=== DATA LISTING ===
START

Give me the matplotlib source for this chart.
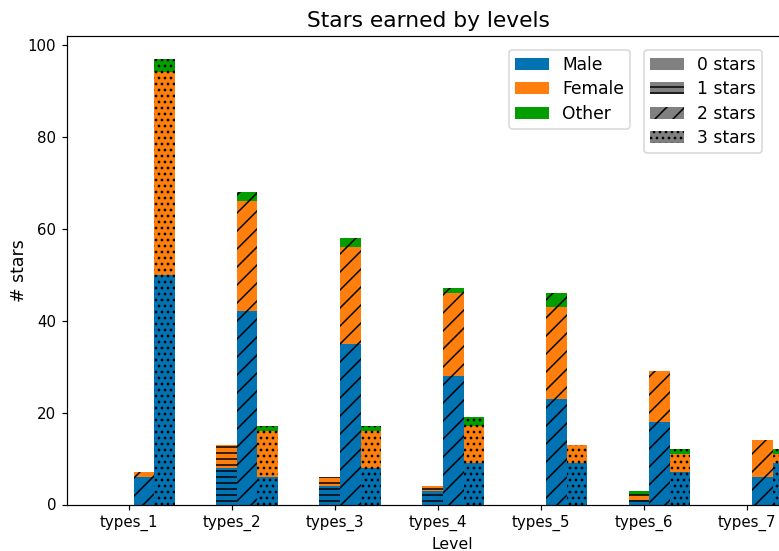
import matplotlib
matplotlib.use("Agg")
import numpy as np
import matplotlib.pyplot as plt
from matplotlib.patches import Patch

# Levels on the x axis
categories = ["types_1", "types_2", "types_3", "types_4", "types_5", "types_6", "types_7"]
star_labels = ["0 stars", "1 stars", "2 stars", "3 stars"]
genders = ["Male", "Female", "Other"]

# Counts per star level (rows: 0, 1, 2, 3 stars; columns: levels)
male = [
    [0, 0, 0, 0, 0, 0, 0],
    [0, 8, 4, 3, 0, 1, 0],
    [6, 42, 35, 28, 23, 18, 6],
    [50, 6, 8, 9, 9, 7, 9],
]
female = [
    [0, 0, 0, 0, 0, 0, 0],
    [0, 5, 2, 1, 0, 1, 0],
    [1, 24, 21, 18, 20, 11, 8],
    [44, 10, 8, 8, 4, 4, 2],
]
other = [
    [0, 0, 0, 0, 0, 0, 0],
    [0, 0, 0, 0, 0, 1, 0],
    [0, 2, 2, 1, 3, 0, 0],
    [3, 1, 1, 2, 0, 1, 1],
]

gender_colors = ["#0173b2", "#ff7f0e", "#029e00"]
star_hatches = ["", "---", "//", "..."]
bar_offsets = [-0.25, -0.05, 0.15, 0.35]
bar_width = 0.2

DPI = 108
fig = plt.figure(figsize=(779 / DPI, 551 / DPI), dpi=DPI)
ax = fig.add_axes([66.7 / 779, 46.5 / 551, 771.2 / 779, 468.2 / 551])

x = np.arange(len(categories))
for s, hatch in enumerate(star_hatches):
    bottom = np.zeros(len(categories))
    for g, series in enumerate([male, female, other]):
        vals = np.array(series[s], dtype=float)
        ax.bar(x + bar_offsets[s], vals, bar_width, bottom=bottom,
               color=gender_colors[g], hatch=hatch, linewidth=0)
        bottom += vals

ax.set_xlim(-0.6, 6.88)
ax.set_xticks(x)
ax.set_xticklabels(categories, fontsize=10)
ax.tick_params(axis="y", labelsize=10)
ax.set_xlabel("Level", fontsize=10.5)
ax.set_ylabel("# stars", fontsize=11.5, labelpad=0)
ax.set_title("Stars earned by levels", fontsize=14.5, x=(428 - 66.7) / 771.2)

gender_handles = [Patch(facecolor=c, label=g) for c, g in zip(gender_colors, genders)]
star_handles = [Patch(facecolor="gray", hatch=h, label=l) for h, l in zip(star_hatches, star_labels)]

legend_style = dict(loc="upper right", bbox_transform=fig.transFigure, borderaxespad=0,
                    fontsize=11.4, labelspacing=0.37, borderpad=0.35, handletextpad=0.75)
leg1 = ax.legend(handles=gender_handles, bbox_to_anchor=(630 / 779, 1 - 50 / 551), **legend_style)
ax.add_artist(leg1)
ax.legend(handles=star_handles, bbox_to_anchor=(762 / 779, 1 - 50 / 551), **legend_style)

fig.savefig("out.png", dpi=DPI)
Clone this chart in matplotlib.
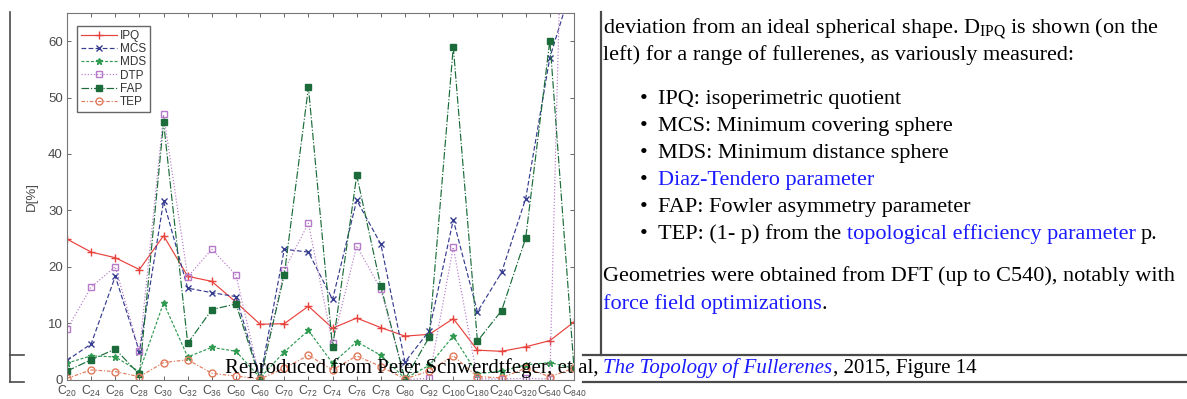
import matplotlib.pyplot as plt
from matplotlib.lines import Line2D
from matplotlib.text import Annotation

# fullerene sizes on the x axis
cages = ["20", "24", "26", "28", "30", "32", "36", "50", "60", "70", "72",
         "74", "76", "78", "80", "92", "100", "180", "240", "320", "540", "840"]

# D[%] for each measure
ipq = [24.9, 22.6, 21.6, 19.5, 25.5, 18.3, 17.4, 13.7, 9.8, 9.9, 13.0,
       9.1, 10.9, 9.2, 7.7, 8.0, 10.8, 5.2, 5.0, 5.8, 6.9, 10.2]
mcs = [3.4, 6.3, 18.3, 4.9, 31.6, 16.2, 15.4, 14.7, 0.2, 23.1, 22.6,
       14.2, 31.8, 24.0, 3.1, 8.6, 28.3, 12.0, 19.0, 32.1, 57.1, 71.0]
mds = [2.9, 4.2, 4.0, 1.4, 13.6, 4.0, 5.7, 5.0, 0.3, 4.9, 8.7,
       2.9, 6.7, 4.3, 0.2, 2.5, 7.7, 1.0, 1.5, 2.6, 3.0, 2.0]
dtp = [8.9, 16.4, 20.0, 5.0, 47.0, 18.2, 23.1, 18.5, 0.0, 19.4, 27.7,
       6.4, 23.7, 16.0, 0.0, 0.2, 23.5, 0.1, 0.1, 0.2, 0.1, 170.0]
fap = [1.5, 3.5, 5.4, 0.9, 45.6, 6.4, 12.4, 13.4, 0.0, 18.6, 51.8,
       5.7, 36.2, 16.5, 0.0, 7.5, 59.0, 6.8, 12.2, 25.1, 60.1, 2.0]
tep = [0.2, 1.7, 1.4, 0.5, 3.0, 3.5, 1.1, 0.6, 0.1, 2.0, 4.3,
       1.7, 4.2, 2.3, 0.1, 1.5, 4.2, 0.5, 0.3, 2.0, 0.5, 2.0]

W, H = 1187, 399


def fx(x):
    return x / W


def fy(y):
    return 1 - y / H


fig = plt.figure(figsize=(W / 100, H / 100), dpi=100)
ax = fig.add_axes([fx(67), fy(379.5), (574 - 67) / W, (379.5 - 13) / H])

xs = list(range(1, len(cages) + 1))
series = [
    ("IPQ", ipq, "#e8423c", "-", "+", "#e8423c", 6),
    ("MCS", mcs, "#363c8e", (0, (4, 2)), "x", "#363c8e", 5),
    ("MDS", mds, "#2f9a50", (0, (2.5, 1.5)), "*", "#2f9a50", 5),
    ("DTP", dtp, "#b57ac8", ":", "s", "none", 5),
    ("FAP", fap, "#1b6c3a", "-.", "s", "#1b6c3a", 5),
    ("TEP", tep, "#e07a5c", (0, (3, 1.5, 1, 1.5)), "o", "none", 5),
]
for name, vals, col, ls, mk, mfc, ms in series:
    ax.plot(xs, vals, color=col, linestyle=ls, marker=mk, markerfacecolor=mfc,
            markeredgecolor=col, markersize=ms, linewidth=0.85, label=name)

ax.set_xlim(1, 22)
ax.set_ylim(0, 65)
ax.set_yticks(range(0, 61, 10))
ax.set_xticks(xs)
ax.set_xticklabels([r"C$_{\mathregular{%s}}$" % c for c in cages])
ax.tick_params(direction="in", length=3, top=True, right=True, width=0.7,
               colors="#666666", labelcolor="#4a4a4a", labelsize=9.5, pad=3)
ax.tick_params(axis="x", labelsize=8.8)
for lab in ax.get_xticklabels() + ax.get_yticklabels():
    lab.set_family("Liberation Sans")
for sp in ax.spines.values():
    sp.set_color("#777777")
    sp.set_linewidth(0.8)
ax.set_ylabel("D[%]", family="Liberation Sans", fontsize=9.5, color="#4a4a4a",
              labelpad=7)

leg = ax.legend(loc="upper left", bbox_to_anchor=(0.02, 0.965), borderaxespad=0,
                prop={"family": "Liberation Sans", "size": 8.5},
                handlelength=3.0, handletextpad=0.3, labelspacing=0.1,
                borderpad=0.35, fancybox=False, framealpha=1, edgecolor="#666666")
for t in leg.get_texts():
    t.set_color("#333333")

# page frame lines around the figure
frame = "#4a4a4a"
fig.add_artist(Line2D([fx(10), fx(10)], [fy(12), fy(382)], color=frame, lw=1.2))
fig.add_artist(Line2D([fx(10), fx(24)], [fy(355), fy(355)], color=frame, lw=1.2))
fig.add_artist(Line2D([fx(10), fx(24)], [fy(382), fy(382)], color=frame, lw=1.2))
fig.add_artist(Line2D([fx(600.5), fx(600.5)], [fy(12), fy(355)], color=frame, lw=1.6))
fig.add_artist(Line2D([fx(583), fx(1187)], [fy(355), fy(355)], color=frame, lw=1.6))
fig.add_artist(Line2D([fx(583), fx(1187)], [fy(382), fy(382)], color=frame, lw=1.6))

serif = "Liberation Serif"
blue = "#1a1aff"
BODY = 16
SP = 4.0


def runs(x, y, pieces, size=BODY):
    prev = fig.text(fx(x), fy(y), pieces[0][0], color=pieces[0][1], style=pieces[0][2],
                    family=serif, fontsize=size, va="baseline")
    for s, col, st, gap in pieces[1:]:
        a = Annotation(s, xy=(1, 0), xycoords=prev, xytext=(gap, 0),
                       textcoords="offset points", va="bottom", ha="left",
                       color=col, style=st, family=serif, fontsize=size)
        fig.add_artist(a)
        prev = a


fig.text(fx(603), fy(34), r"deviation from an ideal spherical shape. D$_{\mathregular{IPQ}}$ is shown (on the",
         family=serif, fontsize=BODY, va="baseline")
fig.text(fx(603), fy(60), "left) for a range of fullerenes, as variously measured:",
         family=serif, fontsize=BODY, va="baseline")

bullets = [
    [("IPQ: isoperimetric quotient", "black", "normal")],
    [("MCS: Minimum covering sphere", "black", "normal")],
    [("MDS: Minimum distance sphere", "black", "normal")],
    [("Diaz-Tendero parameter", blue, "normal")],
    [("FAP: Fowler asymmetry parameter", "black", "normal")],
    [("TEP: (1- p) from the", "black", "normal"),
     ("topological efficiency parameter", blue, "normal", SP),
     ("p.", "black", "normal", SP)],
]
for i, b in enumerate(bullets):
    yb = 104 + 27 * i
    fig.text(fx(640), fy(yb), "\u2022", family=serif, fontsize=BODY, va="baseline")
    runs(658, yb, b)

fig.text(fx(603), fy(281), "Geometries were obtained from DFT (up to C540), notably with",
         family=serif, fontsize=BODY, va="baseline")
runs(603, 309, [("force field optimizations", blue, "normal"), (".", "black", "normal", 0)])

runs(225, 373, [("Reproduced from Peter Schwerdtfeger, et al,", "black", "normal"),
                ("The Topology of Fullerenes", blue, "italic", 3.5),
                (", 2015, Figure 14", "black", "normal", 0)], size=15)

fig.savefig("out.png", dpi=100)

END

=== YOUR INSTRUCTIONS ===
From the first line of the listing above, repeat every line through the one holding "from matplotlib.patches import Patch". Both ends count, and pictures stay out.

=== SOLUTION TO THE PROBLEM ===
Give me the matplotlib source for this chart.
import matplotlib
matplotlib.use("Agg")
import numpy as np
import matplotlib.pyplot as plt
from matplotlib.patches import Patch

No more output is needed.